Dans le Pas-de-Calais, Nicolas Fagoo, négociant en bestiaux, n’a plus que quelques jours de stock de carburant pour faire tourner sa flotte de 10 camions. "Nous consommons environ 3 000 litres par semaine et nous n’avons été livrés que partiellement. Le risque, c’est que les bêtes restent en élevage", s’alarme-t-il. Le professionnel s’attache à optimiser encore plus ses tournées. "Quitte à ramasser un animal un jour plus tôt."
Les tensions sur le carburant nourrissent également l’inquiétude du secteur de la nutrition animale. "Le niveau des cuves est préoccupant chez les fabricants d’aliments et des transporteurs, observe Stéphane Radet, directeur du Snia. La semaine dernière, un tiers d’entre eux avaient un stock inférieur à trois jours."
Les marges sont impactées
La situation touche aussi de plein fouet la vente directe. "La Petite Ferme" maraîchère à Aufferville, dans le sud de la Seine-et-Marne, fait près de 200 km chaque semaine pour ses livraisons et des allers-retours réguliers à Rungis et à Paris. La hausse des prix du carburant ronge les marges. Et les pénuries n’arrangent rien : le week-end dernier, pour les portes ouvertes pour la "Balade du goût" en Île-de-France, les habitués parisiens ont annulé, faute d’essence.
Même constat à la ferme arboricole "Aux Champs Soizy" à Champcueil (Essonne) : la fréquentation a été divisée par deux par rapport à l’an dernier, et les visiteurs étaient des locaux. À Lalizolle (Allier), la SARL des Trois petits cochons, qui assure sept marchés hebdomadaires, s’inquiète de la baisse de fréquentation et des difficultés à faire le plein de leurs quatre véhicules au prix de longues heures d’attente.

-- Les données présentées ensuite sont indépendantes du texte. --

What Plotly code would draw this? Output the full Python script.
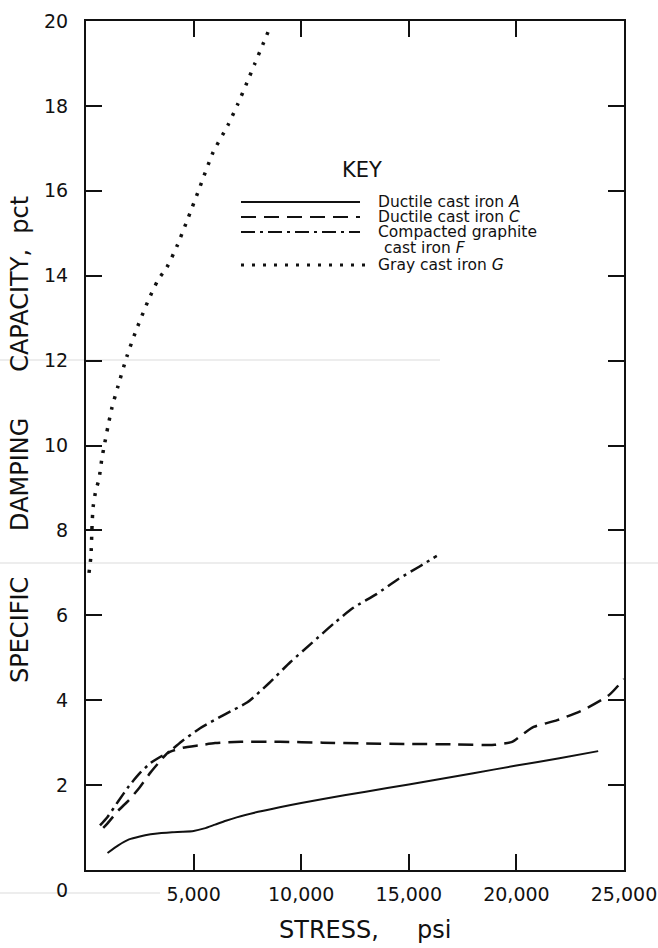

Petite prolongation de la remise
Pendant que les livraisons de carburant s'effectuent au compte-gouttes, les prix galopent à une allure effrénée. En trois semaines, le litre de GNR a augmenté de 50 centimes. Il atteignait mardi 1,53 €/l TTC, en incluant la remise gouvernementale. La première ministre a annoncé la prolongation de la remise de 30 centimes par litre. Les agriculteurs auront donc jusqu'au 15 novembre pour remplir leur cuve de GNR à ce tarif bonifié.
Après cette date, la remise ne sera que de 10 centimes par litre jusqu'au 31 décembre 2022. Elle ne sera pas reconduite sous cette forme en 2023. Et il ne faut pas s'attendre à une amélioration à moyen terme : l'Opep +, qui regroupe les pays exportateurs de pétrole, vient de s'accorder sur une nouvelle baisse de la production, afin de maintenir des prix élevés. À ce rythme, le GNR pourrait frôler les 2 € TTC d'ici aux semis de printemps.